Comment l’Afsca veille-t-elle à ce que ses missions de contrôle soient perçues comme justes et constructives sur le terrain ?

L’inspection fait partie de notre mission, mais nous mettons tout en œuvre pour qu’elle se déroule dans un climat de respect mutuel. Les résultats sont bons, et l’agence fait preuve de souplesse lorsque les circonstances le justifient. Nous investissons aussi dans la digitalisation pour faciliter les interactions, et nous organisons régulièrement des enquêtes de satisfaction. Le dialogue avec le terrain est essentiel, et il s’est amélioré ces dernières années.

On connaît moins votre rôle dans l’accès aux marchés internationaux. Quelle est votre stratégie ?

Nous avons par exemple réussi à rouvrir le marché chinois à la viande porcine après la peste porcine africaine. Mais ce n’est qu’un exemple parmi d’autres : en 2024, nous avons obtenu l’exportation de poires, chicons et poivrons vers la Chine, de produits laitiers vers le Salvador, ou encore de poires vers le Pérou.
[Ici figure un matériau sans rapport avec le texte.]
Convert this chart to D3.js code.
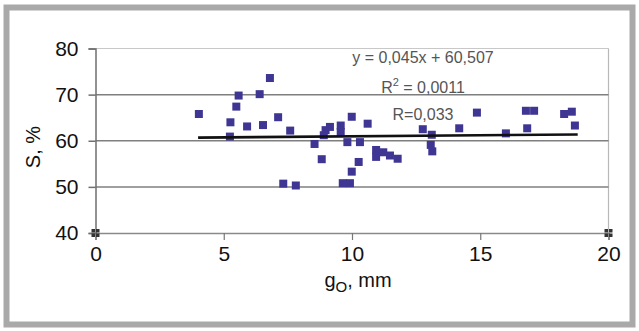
<!DOCTYPE html>
<html><head><meta charset="utf-8">
<script src="https://cdn.jsdelivr.net/npm/d3@7"></script>
<style>body{margin:0;background:#fff}svg{display:block}</style>
</head><body>
<svg id="c" width="639" height="331"></svg>
<script>
// Data (g_o in mm, S in %)
const gValues = [4.03,5.26,5.24,5.58,5.49,5.91,6.40,6.53,6.80,7.12,7.59,7.32,7.81,
  8.54,8.82,8.90,8.97,9.14,9.56,9.56,9.82,9.99,9.64,9.92,9.99,10.26,10.31,10.61,
  10.94,10.94,11.22,11.48,11.78,12.76,13.11,13.07,13.13,14.18,14.87,16.0,16.83,
  16.78,17.10,18.27,18.57,18.69];
const sValues = [65.8,64.0,60.9,69.8,67.4,63.1,70.1,63.4,73.6,65.1,62.2,50.7,50.3,
  59.3,56.0,61.2,62.3,63.0,63.3,61.9,59.7,65.2,50.8,50.8,53.3,55.4,59.7,63.7,
  58.0,56.5,57.5,56.8,56.1,62.5,61.3,59.1,57.7,62.7,66.1,61.6,62.7,
  66.5,66.5,65.8,66.3,63.3];
const cornerMarks = [[0,40],[20,40]];
const xTicks = [0,5,10,15,20];
const yTicks = [40,50,60,70,80];
const slope = 0.045, intercept = 60.507;
const trendRange = [4.0, 18.8];
const eqLabels = ["y = 0,045x + 60,507", "R", "R=0,033"];

const svg = d3.select("#c");
const x = d3.scaleLinear().domain([0,20]).range([95.5,608.5]);
const y = d3.scaleLinear().domain([40,80]).range([233,48.5]);

// outer frame
svg.append("rect").attr("x",6.5).attr("y",7.5).attr("width",626).attr("height",317)
  .attr("fill","#fff").attr("stroke","#a9a9a9").attr("stroke-width",6);

// plot border (top/right light)
svg.append("line").attr("x1",x(0)).attr("x2",x(20)).attr("y1",y(80)).attr("y2",y(80)).attr("stroke","#c8c8c8").attr("stroke-width",1.2);
svg.append("line").attr("x1",x(20)).attr("x2",x(20)).attr("y1",y(80)).attr("y2",y(40)).attr("stroke","#b8b8b8").attr("stroke-width",1.2);

// gridlines
svg.append("g").selectAll("line").data(yTicks.filter(d=>d>40 && d<80)).join("line")
  .attr("x1",x(0)).attr("x2",x(20)).attr("y1",d=>y(d)).attr("y2",d=>y(d))
  .attr("stroke","#7f7f7f").attr("stroke-width",1.5);

// x axis
const xAxis = svg.append("g").attr("transform",`translate(0,${y(40)})`)
  .call(d3.axisBottom(x).tickValues(xTicks).tickSize(7).tickPadding(6).tickFormat(d3.format("d")));
xAxis.select(".domain").attr("stroke","#8a8a8a").attr("stroke-width",1.5);
xAxis.selectAll(".tick line").attr("stroke","#777").attr("stroke-width",1.2);
xAxis.selectAll(".tick text").attr("font-family","'Liberation Sans',Arial,sans-serif").attr("font-size",21).attr("fill","#111");

// y axis
const yAxis = svg.append("g").attr("transform",`translate(${x(0)},0)`)
  .call(d3.axisLeft(y).tickValues(yTicks).tickSize(7).tickPadding(10).tickFormat(d3.format("d")));
yAxis.select(".domain").attr("stroke","#6f6f6f").attr("stroke-width",1.5);
yAxis.selectAll(".tick line").attr("stroke","#6f6f6f").attr("stroke-width",1.5);
yAxis.selectAll(".tick text").attr("font-family","'Liberation Sans',Arial,sans-serif").attr("font-size",21).attr("fill","#111");

// corner markers
const cm = svg.append("g");
cornerMarks.forEach(([a,b])=>{
  [[-4,-4],[0.5,-4],[-4,0.5],[0.5,0.5]].forEach(([dx,dy])=>{
    cm.append("rect").attr("x",x(a)+dx).attr("y",y(b)+dy).attr("width",3.5).attr("height",3.5).attr("fill","#333");
  });
});

// points
const pts = gValues.map((g,i)=>[g,sValues[i]]);
svg.append("g").selectAll("rect").data(pts).join("rect")
  .attr("x",d=>x(d[0])-4).attr("y",d=>y(d[1])-4).attr("width",8).attr("height",8)
  .attr("fill","#3f3694");

// trend line
svg.append("line").attr("x1",x(trendRange[0])).attr("x2",x(trendRange[1]))
  .attr("y1",y(slope*trendRange[0]+intercept)).attr("y2",y(slope*trendRange[1]+intercept))
  .attr("stroke","#111").attr("stroke-width",2.6);

// equation labels
const ff = "'Liberation Sans',Arial,sans-serif";
svg.append("text").attr("x",423).attr("y",63).attr("text-anchor","middle").attr("font-family",ff)
  .attr("font-size",16).attr("fill","#555").text(eqLabels[0]);
const r2 = svg.append("text").attr("x",423).attr("y",93).attr("text-anchor","middle").attr("font-family",ff)
  .attr("font-size",16).attr("fill","#555");
r2.append("tspan").text(eqLabels[1]);
r2.append("tspan").attr("dy",-7).attr("font-size",11).text("2");
r2.append("tspan").attr("dy",7).text(" = 0,0011");
svg.append("text").attr("x",423).attr("y",120).attr("text-anchor","middle").attr("font-family",ff)
  .attr("font-size",16).attr("fill","#555").text(eqLabels[2]);

// axis titles
const xt = svg.append("text").attr("x",358).attr("y",287).attr("text-anchor","middle").attr("font-family",ff)
  .attr("font-size",20).attr("fill","#111");
xt.append("tspan").text("g");
xt.append("tspan").attr("dy",5).attr("font-size",15).text("O");
xt.append("tspan").attr("dy",-5).text(", mm");
svg.append("text").attr("transform","translate(40,147) rotate(-90)").attr("text-anchor","middle")
  .attr("font-family",ff).attr("font-size",20).attr("fill","#111").text("S, %");
</script>
</body></html>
Nous avons même un attaché à la sécurité alimentaire en Chine. L’Afsca est ainsi une vitrine de notre crédibilité sanitaire, à la fois pour l’exportation et au sein de l’UE.

Auriez-vous un dernier message à adresser aux agriculteurs avant de quitter vos fonctions à la tête de l’Afsca ?

Qu’ils n’aient pas peur de l’Afsca. Nous sommes un partenaire de confiance, à l’écoute du terrain. Nous comprenons leurs contraintes, et nous sommes convaincus qu’une bonne compréhension mutuelle entre l’agence et le secteur est la clef d’une chaîne alimentaire forte, durable et respectée. La qualité de notre dialogue s’est améliorée avec le temps, et nous avons tous à y gagner : le contrôle, lorsqu’il est bien compris, devient un outil de valorisation pour le producteur. Nous investissons aussi beaucoup dans la préparation à l’imprévu. Une cellule de crise est en place, et nous menons régulièrement des exercices de simulation pour être prêts en cas d’émergence sanitaire, qu’elle soit animale ou végétale. Ce professionnalisme, cette anticipation, c’est aussi ce qui permet de rassurer nos partenaires commerciaux à l’étranger et d’assurer aux agriculteurs belges un accès durable aux marchés. Enfin, l’Afsca est consciente des mutations à l’œuvre dans l’alimentation et dans l’agriculture. Nous ne sommes pas une organisation figée : nous dialoguons, nous nous adaptons. Et c’est cela, à mes yeux, le véritable garant de notre pertinence.